> [GIVEN INSTRUCTION] Return the number of lines in which the word "this" appears; add nothing else.

═════ SOURCE DATA

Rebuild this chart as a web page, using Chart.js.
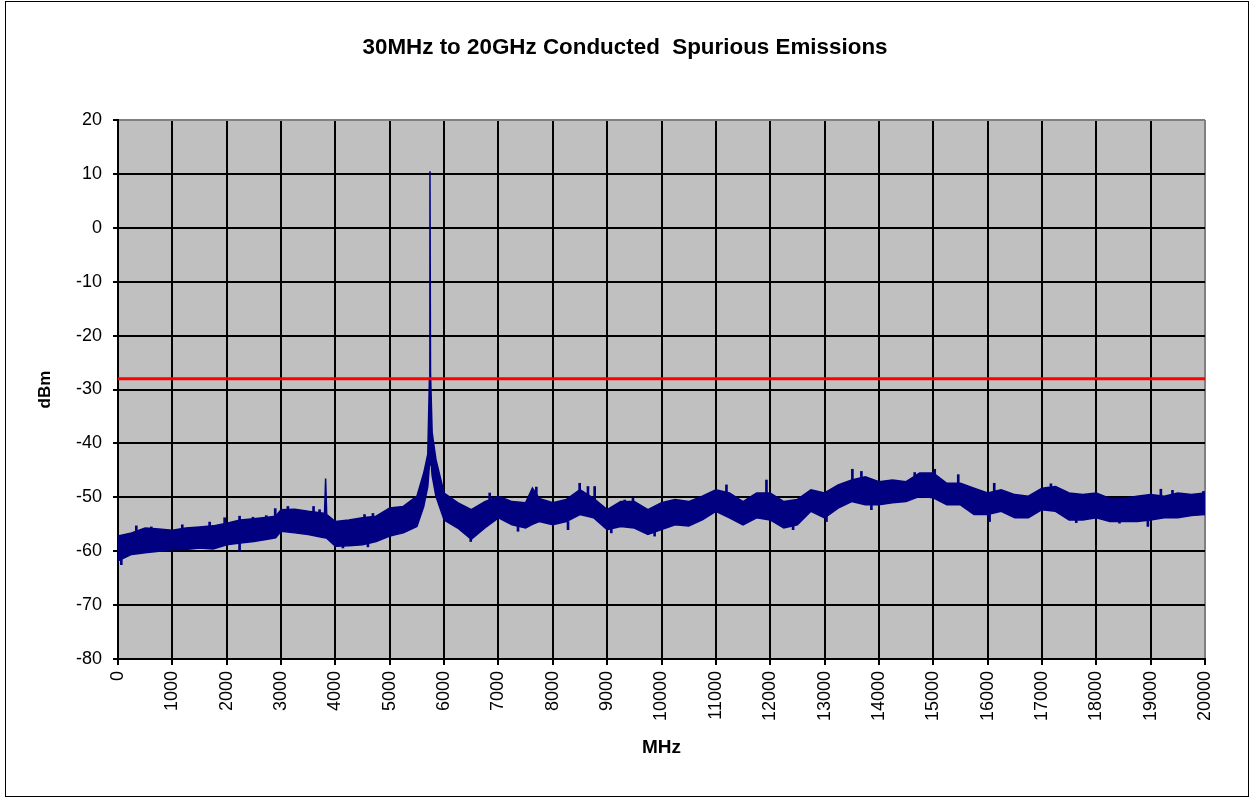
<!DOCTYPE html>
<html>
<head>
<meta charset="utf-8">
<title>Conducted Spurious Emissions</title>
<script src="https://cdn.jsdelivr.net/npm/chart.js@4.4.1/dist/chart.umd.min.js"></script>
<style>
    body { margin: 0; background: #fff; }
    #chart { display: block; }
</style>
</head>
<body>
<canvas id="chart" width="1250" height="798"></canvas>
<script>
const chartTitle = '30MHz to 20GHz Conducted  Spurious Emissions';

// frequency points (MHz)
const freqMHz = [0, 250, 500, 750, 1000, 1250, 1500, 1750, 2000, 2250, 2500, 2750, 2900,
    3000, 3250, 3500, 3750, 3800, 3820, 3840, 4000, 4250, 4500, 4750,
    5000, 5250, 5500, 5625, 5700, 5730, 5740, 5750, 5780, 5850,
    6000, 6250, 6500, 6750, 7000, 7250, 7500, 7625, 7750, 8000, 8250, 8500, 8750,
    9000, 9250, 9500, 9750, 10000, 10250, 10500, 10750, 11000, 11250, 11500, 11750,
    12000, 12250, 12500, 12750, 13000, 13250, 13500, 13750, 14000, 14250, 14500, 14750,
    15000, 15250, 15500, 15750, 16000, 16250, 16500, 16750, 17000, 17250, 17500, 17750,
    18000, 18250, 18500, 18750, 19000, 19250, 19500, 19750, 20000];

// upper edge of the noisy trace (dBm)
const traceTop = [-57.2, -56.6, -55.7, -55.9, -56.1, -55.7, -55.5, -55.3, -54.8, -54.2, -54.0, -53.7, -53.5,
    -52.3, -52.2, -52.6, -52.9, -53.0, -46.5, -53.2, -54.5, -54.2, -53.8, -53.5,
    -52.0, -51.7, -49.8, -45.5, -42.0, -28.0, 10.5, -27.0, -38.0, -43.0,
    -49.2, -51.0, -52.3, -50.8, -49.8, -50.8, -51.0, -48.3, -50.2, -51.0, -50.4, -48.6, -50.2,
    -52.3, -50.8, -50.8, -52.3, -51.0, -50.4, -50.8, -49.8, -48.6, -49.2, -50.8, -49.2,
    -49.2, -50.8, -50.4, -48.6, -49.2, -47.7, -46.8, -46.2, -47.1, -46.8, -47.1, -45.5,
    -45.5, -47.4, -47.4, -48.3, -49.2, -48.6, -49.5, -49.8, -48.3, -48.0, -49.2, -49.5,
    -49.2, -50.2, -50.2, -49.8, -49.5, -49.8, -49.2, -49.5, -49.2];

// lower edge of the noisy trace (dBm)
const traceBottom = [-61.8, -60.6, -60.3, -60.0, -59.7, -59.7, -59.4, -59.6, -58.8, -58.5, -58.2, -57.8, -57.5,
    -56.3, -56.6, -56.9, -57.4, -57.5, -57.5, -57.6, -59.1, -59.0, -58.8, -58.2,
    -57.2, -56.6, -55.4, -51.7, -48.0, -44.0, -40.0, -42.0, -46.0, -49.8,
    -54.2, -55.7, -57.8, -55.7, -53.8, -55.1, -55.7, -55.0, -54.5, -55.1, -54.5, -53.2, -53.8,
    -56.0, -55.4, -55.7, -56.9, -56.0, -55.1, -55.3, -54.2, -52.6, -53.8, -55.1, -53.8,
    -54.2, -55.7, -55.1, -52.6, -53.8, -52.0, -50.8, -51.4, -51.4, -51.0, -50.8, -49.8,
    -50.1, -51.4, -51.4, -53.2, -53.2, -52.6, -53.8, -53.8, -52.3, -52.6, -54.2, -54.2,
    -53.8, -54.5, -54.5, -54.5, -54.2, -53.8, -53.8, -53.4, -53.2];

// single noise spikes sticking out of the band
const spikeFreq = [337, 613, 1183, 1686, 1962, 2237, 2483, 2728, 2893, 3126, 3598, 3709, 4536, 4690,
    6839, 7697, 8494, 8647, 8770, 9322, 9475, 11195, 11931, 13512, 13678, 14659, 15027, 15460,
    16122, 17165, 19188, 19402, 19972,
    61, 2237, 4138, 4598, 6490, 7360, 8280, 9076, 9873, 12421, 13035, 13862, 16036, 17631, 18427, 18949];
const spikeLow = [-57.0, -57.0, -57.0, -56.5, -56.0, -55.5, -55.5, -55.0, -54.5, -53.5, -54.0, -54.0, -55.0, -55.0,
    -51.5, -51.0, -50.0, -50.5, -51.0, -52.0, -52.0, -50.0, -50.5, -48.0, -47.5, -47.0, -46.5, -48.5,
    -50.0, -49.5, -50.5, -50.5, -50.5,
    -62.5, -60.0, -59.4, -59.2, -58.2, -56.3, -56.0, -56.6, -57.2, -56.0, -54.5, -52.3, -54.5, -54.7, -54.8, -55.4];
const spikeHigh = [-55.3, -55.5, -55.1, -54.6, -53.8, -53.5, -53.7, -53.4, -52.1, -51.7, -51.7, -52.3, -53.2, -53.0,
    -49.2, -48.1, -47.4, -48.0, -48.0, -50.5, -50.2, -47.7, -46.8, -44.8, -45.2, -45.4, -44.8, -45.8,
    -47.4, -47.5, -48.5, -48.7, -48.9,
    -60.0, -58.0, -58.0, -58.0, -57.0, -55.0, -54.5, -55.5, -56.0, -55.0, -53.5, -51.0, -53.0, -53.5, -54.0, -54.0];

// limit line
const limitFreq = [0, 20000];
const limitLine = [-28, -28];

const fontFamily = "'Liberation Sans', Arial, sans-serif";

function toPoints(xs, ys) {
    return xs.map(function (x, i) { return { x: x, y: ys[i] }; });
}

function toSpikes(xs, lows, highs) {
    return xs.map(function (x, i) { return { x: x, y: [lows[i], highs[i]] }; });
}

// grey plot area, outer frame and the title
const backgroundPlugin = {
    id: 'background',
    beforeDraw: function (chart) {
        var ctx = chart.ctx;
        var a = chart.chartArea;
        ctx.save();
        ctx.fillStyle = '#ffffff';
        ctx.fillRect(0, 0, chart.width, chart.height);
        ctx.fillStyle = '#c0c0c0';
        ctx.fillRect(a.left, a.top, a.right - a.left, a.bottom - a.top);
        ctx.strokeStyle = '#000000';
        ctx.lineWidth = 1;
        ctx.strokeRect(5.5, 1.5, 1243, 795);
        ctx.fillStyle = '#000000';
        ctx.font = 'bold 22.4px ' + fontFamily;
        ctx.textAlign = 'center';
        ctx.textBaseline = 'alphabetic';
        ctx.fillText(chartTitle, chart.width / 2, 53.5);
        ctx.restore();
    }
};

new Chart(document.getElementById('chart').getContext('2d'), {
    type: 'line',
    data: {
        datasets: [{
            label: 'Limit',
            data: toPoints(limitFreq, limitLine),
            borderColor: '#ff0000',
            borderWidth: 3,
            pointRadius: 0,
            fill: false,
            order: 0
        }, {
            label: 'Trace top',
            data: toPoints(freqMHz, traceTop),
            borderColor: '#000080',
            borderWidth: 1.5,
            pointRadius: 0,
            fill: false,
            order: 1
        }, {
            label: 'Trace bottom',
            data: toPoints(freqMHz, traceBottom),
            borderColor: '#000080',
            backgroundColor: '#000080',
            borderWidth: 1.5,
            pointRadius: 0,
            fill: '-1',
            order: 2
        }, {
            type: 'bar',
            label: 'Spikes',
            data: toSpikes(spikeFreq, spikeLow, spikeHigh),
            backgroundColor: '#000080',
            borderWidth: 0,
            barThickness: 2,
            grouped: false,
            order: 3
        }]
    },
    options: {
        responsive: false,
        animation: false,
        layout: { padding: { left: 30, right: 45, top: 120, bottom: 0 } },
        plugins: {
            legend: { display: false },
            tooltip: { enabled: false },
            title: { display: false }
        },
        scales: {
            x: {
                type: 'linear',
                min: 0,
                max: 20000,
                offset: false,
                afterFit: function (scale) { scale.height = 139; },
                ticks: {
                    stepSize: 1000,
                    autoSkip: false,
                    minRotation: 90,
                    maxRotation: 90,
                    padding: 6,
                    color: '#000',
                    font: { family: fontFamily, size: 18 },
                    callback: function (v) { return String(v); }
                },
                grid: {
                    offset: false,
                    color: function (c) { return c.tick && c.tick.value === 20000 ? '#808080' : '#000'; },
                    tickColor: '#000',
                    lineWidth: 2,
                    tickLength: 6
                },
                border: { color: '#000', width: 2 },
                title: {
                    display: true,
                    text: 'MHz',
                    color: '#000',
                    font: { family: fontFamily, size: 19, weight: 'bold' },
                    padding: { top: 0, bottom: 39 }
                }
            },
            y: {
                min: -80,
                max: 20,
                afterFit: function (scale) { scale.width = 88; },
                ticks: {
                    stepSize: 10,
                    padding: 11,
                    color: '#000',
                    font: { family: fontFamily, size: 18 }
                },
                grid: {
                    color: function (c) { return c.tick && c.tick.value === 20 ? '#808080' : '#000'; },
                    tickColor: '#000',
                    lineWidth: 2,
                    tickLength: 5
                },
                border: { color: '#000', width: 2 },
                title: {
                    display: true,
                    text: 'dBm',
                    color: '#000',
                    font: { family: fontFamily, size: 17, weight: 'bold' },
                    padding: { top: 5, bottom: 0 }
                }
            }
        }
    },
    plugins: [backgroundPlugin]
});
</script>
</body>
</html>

══════════
═════ SOURCE DATA

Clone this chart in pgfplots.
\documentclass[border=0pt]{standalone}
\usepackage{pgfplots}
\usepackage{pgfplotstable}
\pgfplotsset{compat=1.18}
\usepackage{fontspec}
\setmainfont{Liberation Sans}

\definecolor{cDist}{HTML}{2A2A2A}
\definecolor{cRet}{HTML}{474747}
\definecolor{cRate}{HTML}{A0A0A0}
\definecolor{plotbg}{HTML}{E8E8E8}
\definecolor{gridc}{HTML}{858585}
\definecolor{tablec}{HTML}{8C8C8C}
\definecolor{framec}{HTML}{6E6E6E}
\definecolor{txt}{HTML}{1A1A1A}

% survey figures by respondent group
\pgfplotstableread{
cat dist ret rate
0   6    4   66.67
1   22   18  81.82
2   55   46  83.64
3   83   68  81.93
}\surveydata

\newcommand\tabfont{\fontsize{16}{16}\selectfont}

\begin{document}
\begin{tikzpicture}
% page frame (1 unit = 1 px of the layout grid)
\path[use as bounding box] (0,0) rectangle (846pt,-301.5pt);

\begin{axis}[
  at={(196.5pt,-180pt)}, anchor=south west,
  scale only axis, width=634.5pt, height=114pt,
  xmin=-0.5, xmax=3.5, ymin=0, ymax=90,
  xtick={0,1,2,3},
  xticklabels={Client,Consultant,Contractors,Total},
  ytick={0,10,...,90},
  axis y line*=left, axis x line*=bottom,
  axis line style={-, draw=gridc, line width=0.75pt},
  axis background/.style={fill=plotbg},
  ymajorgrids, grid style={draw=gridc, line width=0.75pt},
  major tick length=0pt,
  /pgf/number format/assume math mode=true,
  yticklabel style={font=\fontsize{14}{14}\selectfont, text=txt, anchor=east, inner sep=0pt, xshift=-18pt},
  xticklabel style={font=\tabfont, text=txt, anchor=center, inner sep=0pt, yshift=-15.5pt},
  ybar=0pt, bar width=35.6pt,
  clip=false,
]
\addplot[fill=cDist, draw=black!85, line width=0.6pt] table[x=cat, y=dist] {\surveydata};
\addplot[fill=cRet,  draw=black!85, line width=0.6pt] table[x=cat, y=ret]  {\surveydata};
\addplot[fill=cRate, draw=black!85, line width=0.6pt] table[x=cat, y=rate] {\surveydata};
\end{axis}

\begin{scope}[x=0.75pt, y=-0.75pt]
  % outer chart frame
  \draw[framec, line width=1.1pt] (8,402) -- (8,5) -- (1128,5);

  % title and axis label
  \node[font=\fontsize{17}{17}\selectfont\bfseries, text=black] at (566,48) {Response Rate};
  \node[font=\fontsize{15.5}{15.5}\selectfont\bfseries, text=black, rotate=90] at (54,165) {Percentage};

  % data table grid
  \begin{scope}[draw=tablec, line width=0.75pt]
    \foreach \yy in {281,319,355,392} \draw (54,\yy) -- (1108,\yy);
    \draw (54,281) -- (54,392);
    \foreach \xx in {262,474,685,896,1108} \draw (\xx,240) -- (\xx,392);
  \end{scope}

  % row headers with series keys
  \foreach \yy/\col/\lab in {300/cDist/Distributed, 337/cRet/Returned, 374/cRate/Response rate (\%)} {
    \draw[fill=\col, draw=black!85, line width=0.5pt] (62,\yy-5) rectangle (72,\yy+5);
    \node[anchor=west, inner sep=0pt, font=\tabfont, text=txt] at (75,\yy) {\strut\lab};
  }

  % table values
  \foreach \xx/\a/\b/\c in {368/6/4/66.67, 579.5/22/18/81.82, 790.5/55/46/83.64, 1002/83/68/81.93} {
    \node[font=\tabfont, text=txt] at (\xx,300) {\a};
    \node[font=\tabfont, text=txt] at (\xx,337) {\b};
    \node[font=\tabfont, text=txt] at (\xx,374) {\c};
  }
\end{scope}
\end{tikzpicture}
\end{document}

══════════

> [COMPLETED EXERCISE] 2